Sr Maureen was living at Cremorne Point when the Japanese Navy sunk the Kuttabul.
"We had a big stone fence around our place and a lot of people came and sat on the fence to watch it all because we had a good view, but it was a terrible night, I'll never forget. I think it was around my 10th birthday," she said.
"Thinking back, it's all so senseless, and yet such wonderful people made the ultimate sacrifice, many of them."
Sr Maureen recalls life in Sydney following the attack.
"There were trenches in the school playgrounds. If you heard a siren you'd go for your life into a trench to be protected from bombs, fortunately they didn't drop.
"At night time you'd see the search lights, searching for a plane that might be up there. The whole place was on alert, we were all involved in one way or another.
"They didn't tell us much of what was going on, we had no idea that Darwin had been bombed. That all came out later.
"There were restrictions on food. It was all a very serious time."
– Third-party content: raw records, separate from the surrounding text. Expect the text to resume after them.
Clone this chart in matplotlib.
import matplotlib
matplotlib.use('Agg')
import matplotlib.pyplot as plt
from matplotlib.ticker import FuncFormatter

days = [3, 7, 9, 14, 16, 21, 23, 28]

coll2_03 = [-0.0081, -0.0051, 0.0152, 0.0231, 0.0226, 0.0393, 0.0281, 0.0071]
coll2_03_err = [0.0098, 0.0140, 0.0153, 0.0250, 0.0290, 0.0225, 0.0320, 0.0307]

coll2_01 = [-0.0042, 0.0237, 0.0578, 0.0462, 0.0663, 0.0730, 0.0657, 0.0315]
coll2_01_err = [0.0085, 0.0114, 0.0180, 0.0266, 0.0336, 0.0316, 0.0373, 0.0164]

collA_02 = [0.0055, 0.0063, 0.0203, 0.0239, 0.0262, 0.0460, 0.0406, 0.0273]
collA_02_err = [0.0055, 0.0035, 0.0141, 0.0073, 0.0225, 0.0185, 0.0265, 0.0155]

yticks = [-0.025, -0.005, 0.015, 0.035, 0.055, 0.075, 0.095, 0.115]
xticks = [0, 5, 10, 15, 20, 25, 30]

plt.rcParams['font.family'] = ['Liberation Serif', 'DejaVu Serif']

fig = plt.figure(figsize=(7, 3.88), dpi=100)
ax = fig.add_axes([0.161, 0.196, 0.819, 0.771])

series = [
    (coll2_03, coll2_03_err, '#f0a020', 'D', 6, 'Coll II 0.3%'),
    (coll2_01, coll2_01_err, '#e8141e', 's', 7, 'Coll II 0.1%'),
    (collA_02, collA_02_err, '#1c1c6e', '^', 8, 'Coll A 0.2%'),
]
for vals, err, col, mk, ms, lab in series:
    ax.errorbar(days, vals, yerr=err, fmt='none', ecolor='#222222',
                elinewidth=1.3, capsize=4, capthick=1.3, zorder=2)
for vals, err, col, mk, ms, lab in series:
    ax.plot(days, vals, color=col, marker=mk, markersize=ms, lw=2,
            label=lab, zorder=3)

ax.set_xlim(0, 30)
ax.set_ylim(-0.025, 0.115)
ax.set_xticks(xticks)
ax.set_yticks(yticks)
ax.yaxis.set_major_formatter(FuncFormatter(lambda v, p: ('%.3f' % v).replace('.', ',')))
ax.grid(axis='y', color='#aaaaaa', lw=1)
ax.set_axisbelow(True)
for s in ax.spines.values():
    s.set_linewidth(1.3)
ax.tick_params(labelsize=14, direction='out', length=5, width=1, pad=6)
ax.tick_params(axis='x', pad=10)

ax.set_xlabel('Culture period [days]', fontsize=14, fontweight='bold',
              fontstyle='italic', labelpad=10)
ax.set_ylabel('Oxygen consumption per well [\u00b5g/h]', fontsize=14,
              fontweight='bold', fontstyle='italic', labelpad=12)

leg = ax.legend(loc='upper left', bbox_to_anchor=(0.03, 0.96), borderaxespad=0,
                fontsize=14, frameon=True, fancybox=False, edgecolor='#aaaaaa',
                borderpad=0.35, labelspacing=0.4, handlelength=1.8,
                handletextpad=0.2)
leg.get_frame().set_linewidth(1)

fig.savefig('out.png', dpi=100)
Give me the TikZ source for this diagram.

This Monday, Remembrance Day, she said she'll think and pray.
"There wouldn't be many people who lived through it who'd remember it as a happy occasion. They [my grandfather and father] were both wonderful men, but it's [the war] brought nothing but sorrow for most people," she said.
"Everybody and everything suffered, and it's still going on. What's it proven? What's it solved?"
A Remembrance Day service will be held at Young's Anderson Park at 11am on Monday, November 11.